More on Faiz: Notes on Best of Ahmed Faiz (2011)
Best of Faiz Ahmed Faiz (2011) by Faiz Ahmed Faiz
Faiz’s work, translated from its original Urdu into English brings with it a sense of honesty and richly visceral language. While I often hesitate to read translations of a poet’s work simply because some of the rhythm and sounds are inevitably lost in translations, Faiz’s work often seems to transcend the boundaries of language. As I look to shape my own writing style and poetic voice, I find myself particularly drawn to the manner in which Faiz’s personal life mingles with his philosophical and existential musings in his poetry. Faiz’s poem “The Subject of Poetry” perhaps demonstrates this coexistence of themes most aptly. He writes:
“On every side stand high walls on constant guard
Behind which is buried the youth of countless men and women,
On every side are seen the burial ground of dreams
That illumin the minds of millions till today…
These are, and there must be many such subjects more…

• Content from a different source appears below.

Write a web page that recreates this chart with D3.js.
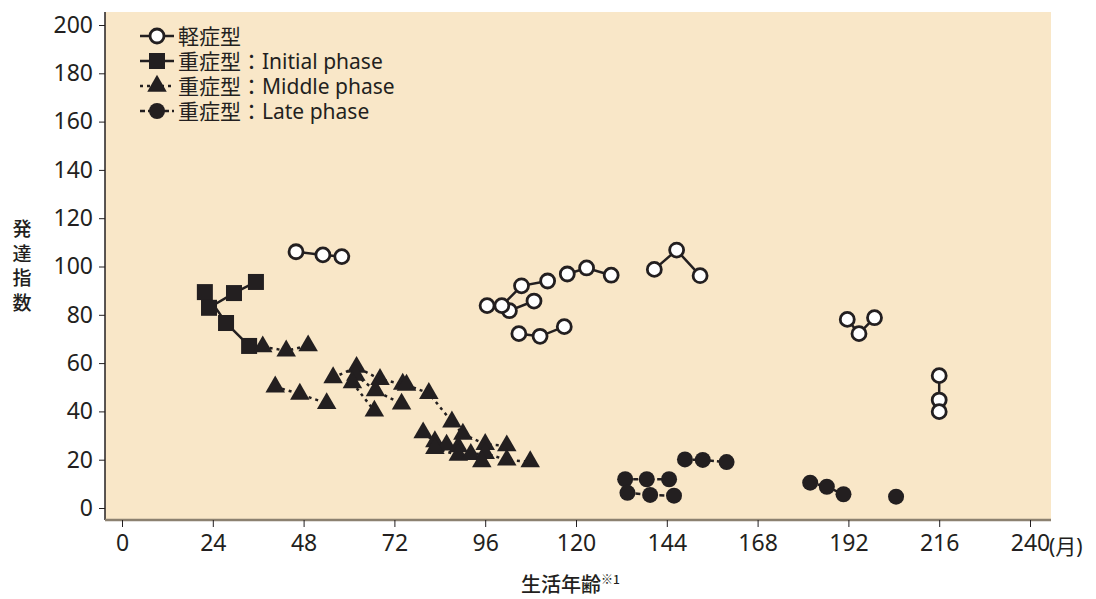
<!DOCTYPE html>
<html><head><meta charset="utf-8">
<script src="https://cdn.jsdelivr.net/npm/d3@7"></script>
<style>body{margin:0;background:#fff}svg{display:block}</style>
</head><body>
<svg id="c" width="1096" height="599"></svg>
<script>
// ---- data ----
const xTicks = [0,24,48,72,96,120,144,168,192,216,240];
const yTicks = [0,20,40,60,80,100,120,140,160,180,200];
const legendLabels = ["軽症型","重症型：Initial phase","重症型：Middle phase","重症型：Late phase"];
const mild = [
  [[46.0,106.1],[53.1,104.8],[58.1,104.1]],
  [[96.5,83.8],[102.4,81.7],[108.9,85.7]],
  [[100.4,83.8],[105.6,92.0],[112.5,94.0]],
  [[104.9,72.2],[110.5,71.1],[116.9,75.1]],
  [[117.7,96.9],[122.8,99.4],[129.3,96.4]],
  [[140.7,98.8],[146.6,106.8],[152.8,96.2]],
  [[191.7,78.1],[194.8,72.2],[198.9,78.8]],
  [[216,54.8],[216,44.7],[216,39.9]]
];
const initial = [
  [[21.9,89.4],[27.5,76.6],[33.6,67.1]],
  [[23.0,82.9],[29.6,89.0],[35.4,93.6]]
];
const middle = [
  [[37.2,66.8],[43.4,65.1],[49.2,67.2]],
  [[40.5,50.2],[47.0,47.2],[54.1,43.3]],
  [[55.8,54.0],[62.0,58.3],[68.2,53.3],[74.2,51.3]],
  [[75.2,50.9],[81.1,47.5],[87.2,35.7],[90.1,30.6],[96.0,26.4],[101.7,25.8]],
  [[61.8,55.0],[67.0,48.6],[73.9,43.1]],
  [[60.9,51.9],[66.7,40.2]],
  [[79.6,31.2],[82.7,27.5],[85.8,26.1],[88.9,25.4]],
  [[82.7,24.7],[88.9,21.9],[92.2,22.2],[96.0,22.6],[101.7,19.9],[107.9,19.2]],
  [[95.1,19.2]]
];
const late = [
  [[133.0,11.9],[138.7,11.9],[144.6,11.9]],
  [[133.6,6.3],[139.6,5.4],[145.9,5.1]],
  [[148.8,20.1],[153.5,19.9],[159.8,19.0]],
  [[181.9,10.5],[186.3,8.8],[190.7,5.7]],
  [[204.6,4.7]]
];

// ---- layout ----
const ink = "#231f20";
const svg = d3.select("#c");
const plot = {l:105, r:1051, t:12, b:520};
const x = d3.scaleLinear().domain([0,240]).range([122,1030]);
const y = d3.scaleLinear().domain([0,200]).range([508,25]);
const font = "'Noto Sans','Noto Sans CJK JP',sans-serif";

svg.append("rect").attr("x",plot.l).attr("y",plot.t).attr("width",plot.r-plot.l).attr("height",plot.b-plot.t).attr("fill","#f9e7c8");

// y axis
const ya = svg.append("g").attr("transform",`translate(${plot.l},0)`)
  .call(d3.axisLeft(y).tickValues(yTicks).tickSize(6).tickPadding(6));
ya.select(".domain").attr("d",`M0,${plot.t}V${plot.b}`).attr("stroke",ink).attr("stroke-width",1.5);
ya.selectAll(".tick line").attr("stroke",ink).attr("stroke-width",1);
ya.selectAll(".tick text").attr("font-family",font).attr("font-size",23).attr("fill",ink);

// x axis
const xa = svg.append("g").attr("transform",`translate(0,${plot.b})`)
  .call(d3.axisBottom(x).tickValues(xTicks).tickSize(7).tickPadding(8));
xa.select(".domain").attr("d",`M${plot.l},0H${plot.r}`).attr("stroke","#8c8170").attr("stroke-width",2.5);
xa.selectAll(".tick line").attr("stroke",ink).attr("stroke-width",1);
xa.selectAll(".tick text").attr("font-family",font).attr("font-size",23).attr("fill",ink);
svg.append("text").attr("x",x(240)+19).attr("y",plot.b+34).attr("font-family",font).attr("font-size",21).attr("fill",ink).text("(月)");

// axis titles
const yl = ["発","達","指","数"];
svg.append("g").selectAll("text").data(yl).join("text")
  .attr("x",22).attr("y",(d,i)=>236+i*24.5).attr("text-anchor","middle")
  .attr("font-family","'Noto Sans CJK JP',sans-serif").attr("font-size",19).attr("font-weight",500).attr("fill",ink).text(d=>d);
const xt = svg.append("text").attr("x",521).attr("y",592).attr("font-family","'Noto Sans CJK JP',sans-serif").attr("font-size",20).attr("font-weight",500).attr("fill",ink);
xt.append("tspan").text("生活年齢");
xt.append("tspan").attr("font-size",12).attr("dy",-8).text("※1");

// ---- series ----
const line = d3.line().x(d=>x(d[0])).y(d=>y(d[1]));
const styles = {
  mild:{dash:null},
  initial:{dash:null},
  middle:{dash:"3,4"},
  late:{dash:"5,3"}
};
const groups = [["mild",mild],["initial",initial],["middle",middle],["late",late]];
const lg = svg.append("g");
groups.forEach(([k,arr])=>{
  lg.selectAll(null).data(arr).join("path").attr("d",line)
    .attr("fill","none").attr("stroke",ink).attr("stroke-width",2.5)
    .attr("stroke-dasharray",styles[k].dash);
});
function marker(sel,k){
  if(k==="mild") sel.append("circle").attr("r",7).attr("fill","#fff").attr("stroke",ink).attr("stroke-width",2.8);
  else if(k==="initial") sel.append("rect").attr("x",-8).attr("y",-8).attr("width",16).attr("height",16).attr("fill",ink);
  else if(k==="middle") sel.append("path").attr("d",d3.symbol(d3.symbolTriangle,165)()).attr("fill",ink);
  else sel.append("circle").attr("r",8).attr("fill",ink);
}
const mg = svg.append("g");
groups.forEach(([k,arr])=>{
  arr.flat().forEach(p=>{
    const g = mg.append("g").attr("transform",`translate(${x(p[0])},${y(p[1])})`);
    marker(g,k);
  });
});

// legend
const leg = svg.append("g");
["mild","initial","middle","late"].forEach((k,i)=>{
  const ly = 36 + i*25;
  const g = leg.append("g").attr("transform",`translate(0,${ly})`);
  g.append("line").attr("x1",140).attr("x2",174).attr("y1",0).attr("y2",0).attr("stroke",ink).attr("stroke-width",2.5).attr("stroke-dasharray",styles[k].dash);
  const m = g.append("g").attr("transform","translate(157,0)");
  marker(m,k);
  g.append("text").attr("x",178).attr("y",7.5).attr("font-family","'Noto Sans','Noto Sans CJK JP',sans-serif").attr("font-size",21).attr("fill",ink).text(legendLabels[i]);
});
</script>
</body></html>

But her softly opening lips
And her body’s bewitching curves
Work a magic unbelievable….
These are the subject of my verse,
The haunts of a poet’s mind,
And nothing else.”
Not only is this poem fascinating in the way that it shifts theme so quickly and unapologetically, but I also find it quite encouraging as a writer. So often, I find myself intending to write about a particular topic and then writing about something else altogether. This shift in subject matter can even prove a bit embarrassing; I find myself moving toward a notion of poetry as the vehicle for solemn and well-formulated musings on the human experience and the richness of life and I suddenly discover in the midst of writing that I am putting down on paper an experience that most readers would find far from serious or even eloquent. Faiz reminds me that there is a place for poetry that speaks of simple thoughts and the distractions, joys, and occurrences of the personal life. In fact, he reminds me that these “less profound” moments are often the most relatable and perhaps even the most personally relevant for many readers.